| Exercise directions |
Take the lines of the data below from the very first through the line containing "(0,0.8) -- (795,0.8);" and output them exactly, pictures excluded.
┌──
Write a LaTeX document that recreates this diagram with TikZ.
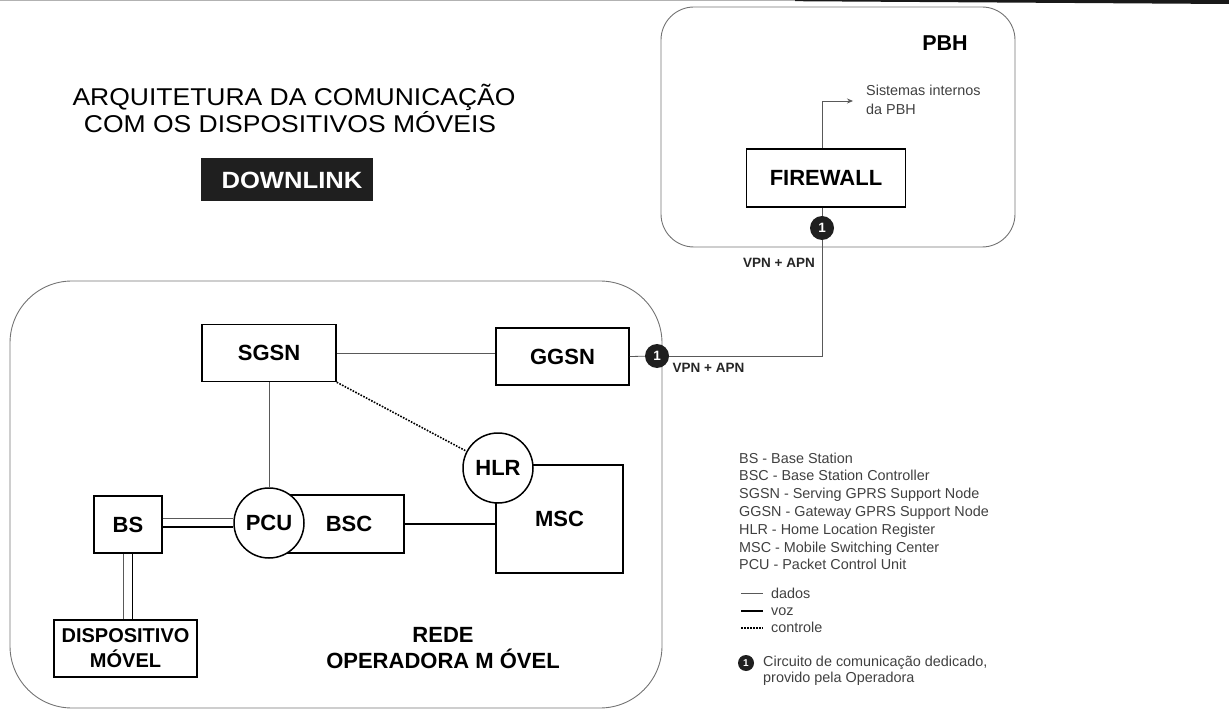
\documentclass[tikz,border=0pt]{standalone}
\usepackage{fontspec}
\setmainfont{Liberation Sans}
\newfontfamily\titlefont{Liberation Sans}[FakeStretch=1.09]
\usetikzlibrary{arrows.meta}
\begin{document}
\begin{tikzpicture}[x=1pt,y=-1pt,
  box/.style={draw=black, line width=1.5pt, fill=white, inner sep=0pt,
    font=\fontsize{22}{25}\selectfont\bfseries},
  circ/.style={circle, draw=black, line width=1.5pt, fill=white, inner sep=0pt,
    minimum size=70pt, font=\fontsize{22}{25}\selectfont\bfseries},
  region/.style={draw=black!55, line width=0.9pt, rounded corners=#1},
  dados/.style={draw=black!65, line width=0.8pt},
  voz/.style={draw=black, line width=1.9pt},
  controle/.style={draw=black, line width=1.6pt, dash pattern=on 1.6pt off 1.4pt},
  badge/.style={circle, fill=black!88, text=white, inner sep=0pt, minimum size=24pt,
    font=\fontsize{13.5}{13.5}\selectfont\bfseries},
  smallbadge/.style={circle, fill=black!88, text=white, inner sep=0pt, minimum size=16pt,
    font=\fontsize{10}{10}\selectfont\bfseries},
  vpn/.style={font=\fontsize{13.5}{15}\selectfont\bfseries, text=black!85, inner sep=0pt},
  legtext/.style={font=\fontsize{14.4}{17}\selectfont, text=black!75, inner sep=0pt},
]
\useasboundingbox (0,0) rectangle (1229,711);

% scan border at the top
\fill[black!90] (795,0) -- (1229,0) -- (1229,4) -- (795,1.2) -- cycle;
\draw[black!30, line width=0.6pt] (0,0.8) -- (795,0.8);

% title
\node[font=\titlefont\fontsize{24.3}{27}\selectfont, anchor=base, inner sep=0pt] (t1) at (294,105.5) {ARQUITETURA DA COMUNICAÇÃO};
\node[font=\titlefont\fontsize{24.3}{27}\selectfont, anchor=base, inner sep=0pt] (t2) at (290,132.5) {COM OS DISPOSITIVOS MÓVEIS};
\node[fill=black!88, text=white, minimum width=172pt, minimum height=43pt, inner sep=0pt,
  font=\titlefont\bfseries\fontsize{23.5}{23.5}\selectfont] (dl) at (287,180) {\hspace{10pt}DOWNLINK};

% regions
\draw[region=33pt] (661,7) rectangle (1015,247);
\draw[region=62pt] (10,281) rectangle (662,708);

\node[font=\fontsize{21.5}{24}\selectfont\bfseries, inner sep=0pt] (pbh) at (945,43) {PBH};
\node[font=\fontsize{22}{26}\selectfont\bfseries, align=center, inner sep=0pt] (rede) at (443,648) {REDE\\OPERADORA M ÓVEL};

% nodes
\node[box, minimum width=134pt, minimum height=57pt] (sgsn) at (269,353) {SGSN};
\node[box, minimum width=133pt, minimum height=57pt] (ggsn) at (562.5,356.5) {GGSN};
\node[box, minimum width=68pt, minimum height=57pt] (bs) at (128,524.5) {BS};
\node[box, minimum width=116pt, minimum height=58pt] (bsc) at (346,524) {\hspace{6pt}BSC};
\node[circ] (pcu) at (269,523) {PCU};
\node[box, minimum width=127pt, minimum height=108pt] (msc) at (559.5,519) {\raisebox{-3pt}{MSC}};
\node[circ] (hlr) at (498,468) {HLR};
\node[box, minimum width=143pt, minimum height=57pt, align=center,
  font=\fontsize{20}{25}\selectfont\bfseries] (disp) at (125.5,648.5) {DISPOSITIVO\\MÓVEL};
\node[box, minimum width=159pt, minimum height=58pt] (fw) at (826,178) {FIREWALL};

\node[badge] (b1) at (822,228) {1};
\node[badge] (b2) at (657,356) {1};
\coordinate (sis) at (853,101);

% connectors
\draw[dados] (sgsn.east) -- (sgsn.east -| ggsn.west);
\draw[dados] (sgsn.south) -- (pcu.north);
\draw[controle] (sgsn.south east) -- (hlr);
\draw[dados] ([yshift=6.5pt]bs.east) -- ([yshift=6.5pt]bs.east -| pcu.west);
\draw[voz] ([yshift=-2.5pt]bs.east) -- ([yshift=-2.5pt]bs.east -| pcu.west);
\draw[dados] ([xshift=-4.5pt]bs.south) -- ([xshift=-4.5pt]bs.south |- disp.north);
\draw[voz] ([xshift=4.5pt]bs.south) -- ([xshift=4.5pt]bs.south |- disp.north);
\draw[voz] (bsc.east) -- (bsc.east -| msc.west);
\draw[dados] (ggsn.east) -- (b2);
\draw[dados] (b2) -| (b1);
\draw[dados] (b1) -- (b1 |- fw.south);
\draw[dados, -{Stealth[length=6pt,width=5pt]}] (b1 |- fw.north) |- (sis);

\node[font=\fontsize{14.4}{19}\selectfont, text=black!75, align=left, anchor=west, inner sep=0pt] (sistxt) at (866,99.5) {Sistemas internos\\da PBH};
\node[vpn] (vpn1) at (779,263) {VPN + APN};
\node[vpn] (vpn2) at (708.5,368) {VPN + APN};

% legend
\foreach \t [count=\i] in {{BS - Base Station},{BSC - Base Station Controller},{SGSN - Serving GPRS Support Node},{GGSN - Gateway GPRS Support Node},{HLR - Home Location Register},{MSC - Mobile Switching Center},{PCU - Packet Control Unit}}
  \node[legtext, anchor=base west] (lg\i) at (739,{463+(\i-1)*17.8}) {\t};

\coordinate (la1) at (741,593); \coordinate (lb1) at (763,593);
\coordinate (la2) at (741,611); \coordinate (lb2) at (763,611);
\coordinate (la3) at (741,628); \coordinate (lb3) at (763,628);
\draw[dados] (la1) -- (lb1);
\draw[voz] (la2) -- (lb2);
\draw[controle] (la3) -- (lb3);
\node[legtext, anchor=west] (ld1) at (771,593) {dados};
\node[legtext, anchor=west] (ld2) at (771,612) {voz};
\node[legtext, anchor=west] (ld3) at (771,627) {controle};

\node[smallbadge] (lbg) at (746,663) {1};
\node[legtext, anchor=west, align=left, font=\fontsize{14.4}{15.6}\selectfont] (lbt) at (763,670.5) {Circuito de comunicação dedicado,\\provido pela Operadora};
\end{tikzpicture}
\end{document}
└──
| Solved exercise |
Write a LaTeX document that recreates this diagram with TikZ.
\documentclass[tikz,border=0pt]{standalone}
\usepackage{fontspec}
\setmainfont{Liberation Sans}
\newfontfamily\titlefont{Liberation Sans}[FakeStretch=1.09]
\usetikzlibrary{arrows.meta}
\begin{document}
\begin{tikzpicture}[x=1pt,y=-1pt,
  box/.style={draw=black, line width=1.5pt, fill=white, inner sep=0pt,
    font=\fontsize{22}{25}\selectfont\bfseries},
  circ/.style={circle, draw=black, line width=1.5pt, fill=white, inner sep=0pt,
    minimum size=70pt, font=\fontsize{22}{25}\selectfont\bfseries},
  region/.style={draw=black!55, line width=0.9pt, rounded corners=#1},
  dados/.style={draw=black!65, line width=0.8pt},
  voz/.style={draw=black, line width=1.9pt},
  controle/.style={draw=black, line width=1.6pt, dash pattern=on 1.6pt off 1.4pt},
  badge/.style={circle, fill=black!88, text=white, inner sep=0pt, minimum size=24pt,
    font=\fontsize{13.5}{13.5}\selectfont\bfseries},
  smallbadge/.style={circle, fill=black!88, text=white, inner sep=0pt, minimum size=16pt,
    font=\fontsize{10}{10}\selectfont\bfseries},
  vpn/.style={font=\fontsize{13.5}{15}\selectfont\bfseries, text=black!85, inner sep=0pt},
  legtext/.style={font=\fontsize{14.4}{17}\selectfont, text=black!75, inner sep=0pt},
]
\useasboundingbox (0,0) rectangle (1229,711);

% scan border at the top
\fill[black!90] (795,0) -- (1229,0) -- (1229,4) -- (795,1.2) -- cycle;
\draw[black!30, line width=0.6pt] (0,0.8) -- (795,0.8);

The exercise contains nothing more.